▶ _Information given_:
↓↓↓
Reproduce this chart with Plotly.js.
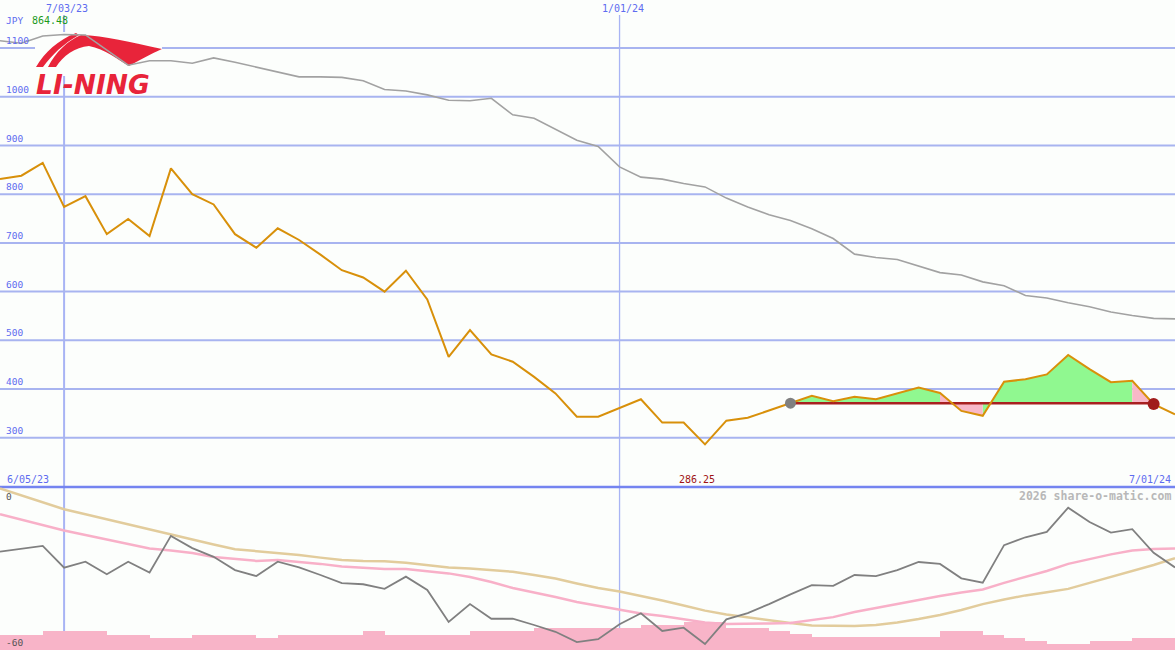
<!DOCTYPE html>
<html>
<head>
<meta charset="utf-8">
<script src="https://cdn.plot.ly/plotly-3.0.1.min.js"></script>
<style>
  html, body { margin: 0; padding: 0; background: #fcfefc; }
  #chart { width: 1175px; height: 650px; }
</style>
</head>
<body>
<div id="chart"></div>
<script>
// ---------- data ----------
const dates = [
  '2023-06-12','2023-06-19','2023-06-26','2023-07-03','2023-07-10','2023-07-17','2023-07-24','2023-07-31',
  '2023-08-07','2023-08-14','2023-08-21','2023-08-28','2023-09-04','2023-09-11','2023-09-18','2023-09-25',
  '2023-10-02','2023-10-09','2023-10-16','2023-10-23','2023-10-30','2023-11-06','2023-11-13','2023-11-20',
  '2023-11-27','2023-12-04','2023-12-11','2023-12-18','2023-12-25','2024-01-01','2024-01-08','2024-01-15',
  '2024-01-22','2024-01-29','2024-02-05','2024-02-12','2024-02-19','2024-02-26','2024-03-04','2024-03-11',
  '2024-03-18','2024-03-25','2024-04-01','2024-04-08','2024-04-15','2024-04-22','2024-04-29','2024-05-06',
  '2024-05-13','2024-05-20','2024-05-27','2024-06-03','2024-06-10','2024-06-17','2024-06-24','2024-07-01'
];
const price = [
  831, 838, 864.48, 774, 796, 718, 749, 714, 853, 800, 779, 718, 690, 730, 706, 676,
  644, 629, 600, 643, 584, 466, 521, 471, 456, 425, 391, 343, 343, 361, 379, 331,
  331, 286.25, 335, 341, 356, 371, 386, 375, 384, 379, 391, 403, 392, 355, 345, 415,
  420, 430, 470, 441, 414, 417, 369, 348
];
const priceMA = [
  1115, 1110, 1125, 1128, 1127, 1096, 1065, 1074, 1074, 1069, 1080, 1071, 1061, 1052, 1041, 1041,
  1040, 1033, 1015, 1012, 1004, 993, 992, 997, 963, 956, 934, 911, 898, 856, 835, 831,
  822, 815, 792, 774, 758, 746, 729, 709, 677, 670, 666, 653, 639, 634, 620, 612,
  592, 587, 577, 569, 558, 551, 545, 544
];
const relStrength = [
  -23.8, -22.7, -21.7, -29.7, -27.5, -32.1, -27.5, -31.5, -18.0, -22.5, -25.7, -30.6, -32.8, -27.5, -29.6, -32.4,
  -35.4, -35.8, -37.5, -33.0, -37.9, -49.7, -43.1, -48.5, -48.5, -50.8, -53.3, -57.1, -56.0, -50.5, -46.5, -53.0,
  -51.8, -57.8, -48.7, -46.4, -43.1, -39.5, -36.1, -36.4, -32.4, -32.8, -30.6, -27.6, -28.3, -33.6, -35.2, -21.4,
  -18.5, -16.5, -7.6, -12.9, -16.8, -15.5, -24.2, -29.6
];
const rsShortMA = [
  -10.0, -12.0, -14.0, -16.0, -17.7, -19.3, -20.9, -22.6, -23.4, -24.3, -25.8, -26.5, -27.2, -26.9, -27.6, -28.3,
  -29.3, -29.8, -30.2, -30.2, -30.9, -31.8, -33.1, -35.0, -37.2, -38.8, -40.5, -42.3, -43.8, -45.3, -46.6, -47.5,
  -48.8, -49.9, -50.4, -50.4, -50.2, -50.1, -49.1, -47.9, -46.0, -44.5, -43.1, -41.6, -40.1, -38.8, -37.7, -35.3,
  -33.1, -30.9, -28.3, -26.5, -24.8, -23.4, -22.8, -22.6
];
const rsLongMA = [
  -0.5, -3.1, -5.6, -8.2, -10.0, -11.9, -13.7, -15.6, -17.4, -19.3, -21.2, -22.9, -23.6, -24.5, -25.0, -26.0,
  -26.9, -27.2, -27.3, -27.9, -28.7, -29.6, -30.0, -30.6, -31.2, -32.4, -33.7, -35.5, -37.2, -38.5, -40.1, -41.8,
  -43.6, -45.5, -46.9, -48.0, -49.1, -50.1, -51.0, -51.2, -51.2, -50.8, -49.9, -48.6, -47.1, -45.3, -43.1, -41.4,
  -39.9, -38.7, -37.5, -35.3, -33.1, -31.1, -28.7, -26.2
];
const volume = [
  15, 15, 19, 19, 19, 15, 15, 12, 12, 15, 15, 15, 12, 15, 15, 15,
  15, 19, 15, 15, 15, 15, 19, 19, 19, 22, 22, 22, 22, 22, 25, 25,
  28, 28, 22, 22, 19, 16, 13, 13, 13, 13, 13, 13, 19, 19, 15, 12,
  9, 6, 6, 9, 9, 12, 12
];
const yTicks = [300, 400, 500, 600, 700, 800, 900, 1000, 1100];
const markDates = ['2023-07-03', '2024-01-01'];
const markLabels = ['7/03/23', '1/01/24'];
const currency = 'JPY';
const firstLabel = '6/05/23';
const lastLabel = '7/01/24';
const credit = '2026 share-o-matic.com';
const brand = 'LI-NING';
const startIdx = 37;
const endIdx = 54;

// ---------- geometry helpers ----------
const W = 1175, H = 650, TOPH = 487;
const BG = '#fcfefc';
const pxX = x => x / W;
const pxY = y => 1 - y / H;
function pathOf(cmds) {
  return cmds.map(c => {
    const k = c[0]; const nums = c.slice(1);
    let s = k;
    for (let i = 0; i < nums.length; i += 2) s += ' ' + pxX(nums[i]).toFixed(5) + ',' + pxY(nums[i + 1]).toFixed(5);
    return s;
  }).join(' ') + ' Z';
}

// ---------- traces ----------
const base = price[startIdx];
const greenX = [], greenY = [], pinkX = [], pinkY = [];
for (let j = startIdx; j < endIdx; j++) {
  const up = price[j + 1] >= base;
  const X = up ? greenX : pinkX, Y = up ? greenY : pinkY;
  X.push(dates[j], dates[j], dates[j + 1], dates[j + 1], null);
  Y.push(base, price[j], price[j + 1], base, null);
}

const traces = [
  { x: greenX, y: greenY, type: 'scatter', mode: 'lines', fill: 'toself', fillcolor: '#90f890',
    line: { width: 0, color: 'rgba(0,0,0,0)' }, xaxis: 'x', yaxis: 'y', hoverinfo: 'skip' },
  { x: pinkX, y: pinkY, type: 'scatter', mode: 'lines', fill: 'toself', fillcolor: '#f8b8c8',
    line: { width: 0, color: 'rgba(0,0,0,0)' }, xaxis: 'x', yaxis: 'y', hoverinfo: 'skip' },
  { x: [dates[startIdx], dates[endIdx]], y: [base, base], type: 'scatter', mode: 'lines',
    line: { color: '#a82020', width: 2.5 }, xaxis: 'x', yaxis: 'y' },
  { x: dates, y: priceMA, type: 'scatter', mode: 'lines',
    line: { color: '#a2a2a2', width: 1.6 }, xaxis: 'x', yaxis: 'y' },
  { x: dates, y: price, type: 'scatter', mode: 'lines',
    line: { color: '#d8900a', width: 2 }, xaxis: 'x', yaxis: 'y' },
  { x: [dates[startIdx]], y: [price[startIdx]], type: 'scatter', mode: 'markers',
    marker: { color: '#808080', size: 11 }, xaxis: 'x', yaxis: 'y' },
  { x: [dates[endIdx]], y: [price[endIdx]], type: 'scatter', mode: 'markers',
    marker: { color: '#a01c1c', size: 12 }, xaxis: 'x', yaxis: 'y' },
  // lower panel
  { x: dates.slice(0, volume.length), y: volume, type: 'bar', width: 7 * 86400000, offset: 0,
    marker: { color: '#f8b4c8', line: { width: 0 } }, xaxis: 'x', yaxis: 'y2' },
  { x: dates, y: rsLongMA, type: 'scatter', mode: 'lines',
    line: { color: '#e2cc9c', width: 2.5 }, xaxis: 'x', yaxis: 'y3' },
  { x: dates, y: rsShortMA, type: 'scatter', mode: 'lines',
    line: { color: '#f8b0c8', width: 2.5 }, xaxis: 'x', yaxis: 'y3' },
  { x: dates, y: relStrength, type: 'scatter', mode: 'lines',
    line: { color: '#808080', width: 1.8 }, xaxis: 'x', yaxis: 'y3' }
];

// ---------- shapes (all drawn beneath the traces, in order) ----------
const shapes = [];
markDates.forEach((d, k) => {
  shapes.push({ type: 'line', layer: 'below', xref: 'x', yref: 'paper', x0: d, x1: d,
    y0: 0, y1: pxY(15), line: { color: '#a8b4f4', width: k === 0 ? 2 : 1.3 } });
});
yTicks.forEach(v => {
  shapes.push({ type: 'line', layer: 'below', xref: 'paper', yref: 'y', x0: 0, x1: 1, y0: v, y1: v,
    line: { color: '#a8b4f0', width: 2 } });
});
shapes.push({ type: 'line', layer: 'below', xref: 'paper', yref: 'paper', x0: 0, x1: 1,
  y0: pxY(487), y1: pxY(487), line: { color: '#7484f0', width: 2.5 } });
// logo backing box + swoosh
shapes.push({ type: 'rect', layer: 'below', xref: 'paper', yref: 'paper',
  x0: pxX(35), x1: pxX(162), y0: pxY(32), y1: pxY(76), fillcolor: BG, line: { width: 0 } });
shapes.push({ type: 'path', layer: 'below', xref: 'paper', yref: 'paper',
  path: pathOf([['M', 36, 67], ['C', 45, 52, 58, 40, 76, 33], ['L', 79, 35], ['C', 63, 44, 52, 55, 43, 67]]),
  fillcolor: '#e8243a', line: { width: 0 } });
shapes.push({ type: 'path', layer: 'below', xref: 'paper', yref: 'paper',
  path: pathOf([['M', 48, 67], ['C', 56, 52, 67, 41, 81, 35], ['C', 105, 36, 130, 42, 162, 49],
               ['C', 150, 54, 140, 60, 129, 66], ['C', 118, 60, 105, 49, 89, 46], ['C', 75, 47, 63, 56, 56, 67]]),
  fillcolor: '#e8243a', line: { width: 0 } });

// ---------- annotations ----------
const mono = 'DejaVu Sans Mono';
const blue = '#5e6cf0';
const ann = [];
yTicks.forEach(v => ann.push({ xref: 'paper', x: pxX(4), xanchor: 'left', yref: 'y', y: v, yanchor: 'bottom',
  text: String(v), showarrow: false, font: { family: mono, size: 9.5, color: blue } }));
markDates.forEach((d, k) => ann.push({ xref: 'x', x: d, xanchor: 'center', xshift: 3, yref: 'paper', y: pxY(9),
  yanchor: 'middle', text: markLabels[k], showarrow: false, font: { family: mono, size: 10, color: blue } }));
const maxP = Math.max(...price), minP = Math.min(...price);
const minIdx = price.indexOf(minP);
ann.push({ xref: 'paper', x: pxX(4), xanchor: 'left', yref: 'paper', y: pxY(21), yanchor: 'middle',
  text: currency, showarrow: false, font: { family: mono, size: 9.5, color: blue } });
ann.push({ xref: 'paper', x: pxX(30), xanchor: 'left', yref: 'paper', y: pxY(21), yanchor: 'middle',
  text: maxP.toFixed(2), showarrow: false, font: { family: mono, size: 10, color: '#1c9a1c' } });
ann.push({ xref: 'paper', x: pxX(5), xanchor: 'left', yref: 'paper', y: pxY(479), yanchor: 'middle',
  text: firstLabel, showarrow: false, font: { family: mono, size: 10, color: blue } });
ann.push({ xref: 'paper', x: pxX(1173), xanchor: 'right', yref: 'paper', y: pxY(479), yanchor: 'middle',
  text: lastLabel, showarrow: false, font: { family: mono, size: 10, color: blue } });
ann.push({ xref: 'x', x: dates[minIdx], xanchor: 'center', xshift: -8, yref: 'paper', y: pxY(479), yanchor: 'middle',
  text: minP.toFixed(2), showarrow: false, font: { family: mono, size: 10, color: '#a01414' } });
ann.push({ xref: 'paper', x: pxX(4), xanchor: 'left', yref: 'paper', y: pxY(496), yanchor: 'middle',
  text: '0', showarrow: false, font: { family: mono, size: 9.5, color: '#555555' } });
ann.push({ xref: 'paper', x: pxX(4), xanchor: 'left', yref: 'paper', y: pxY(642), yanchor: 'middle',
  text: '-60', showarrow: false, font: { family: mono, size: 9.5, color: '#555555' } });
ann.push({ xref: 'paper', x: pxX(1173), xanchor: 'right', yref: 'paper', y: pxY(496), yanchor: 'middle',
  text: credit, showarrow: false, font: { family: mono, size: 11.5, color: '#b8b8b8', weight: 'bold' } });
ann.push({ xref: 'paper', x: pxX(34), xanchor: 'left', yref: 'paper', y: pxY(84.5), yanchor: 'middle',
  text: brand, showarrow: false, font: { family: 'DejaVu Sans', size: 26.5, color: '#e8243a', weight: 'bold', style: 'italic' } });

// ---------- layout ----------
const layout = {
  width: W, height: H,
  margin: { l: 0, r: 0, t: 0, b: 0, pad: 0 },
  paper_bgcolor: BG, plot_bgcolor: 'rgba(0,0,0,0)',
  showlegend: false,
  xaxis: { type: 'date', range: [dates[0], dates[dates.length - 1]], domain: [0, 1], anchor: 'y2',
    showgrid: false, zeroline: false, showline: false, showticklabels: false, ticks: '', fixedrange: true },
  yaxis: { domain: [1 - TOPH / H, 1], range: [198.8, 1198.8], anchor: 'x',
    showgrid: false, zeroline: false, showline: false, showticklabels: false, ticks: '', fixedrange: true },
  yaxis2: { domain: [0, 1 - TOPH / H], range: [0, H - TOPH], anchor: 'x', showgrid: false, zeroline: false,
    showline: false, showticklabels: false, ticks: '', fixedrange: true },
  yaxis3: { overlaying: 'y2', range: [-60, 0], anchor: 'x', showgrid: false, zeroline: false,
    showline: false, showticklabels: false, ticks: '', fixedrange: true },
  bargap: 0,
  shapes: shapes,
  annotations: ann
};

Plotly.newPlot('chart', traces, layout, { staticPlot: true, displayModeBar: false });
</script>
</body>
</html>
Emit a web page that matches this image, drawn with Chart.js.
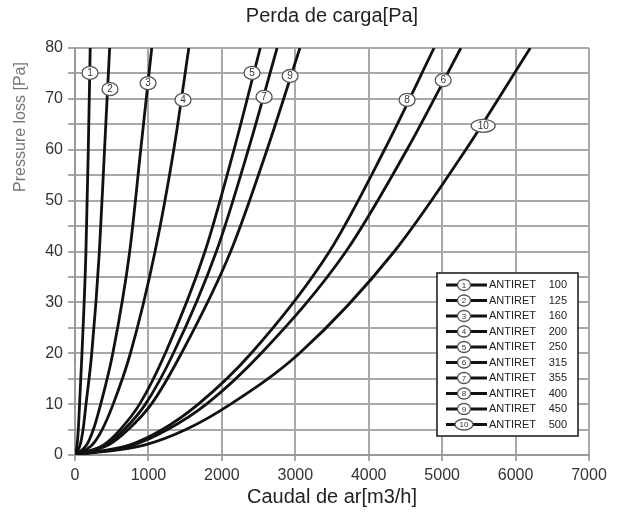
↑↑↑
▶ _Your task_:
Copy each line containing the word "drawn" from the data.

▶ _Result of this exercise_:
// ---------- shapes (all drawn beneath the traces, in order) ----------
Emit a web page that matches this image, drawn with Chart.js.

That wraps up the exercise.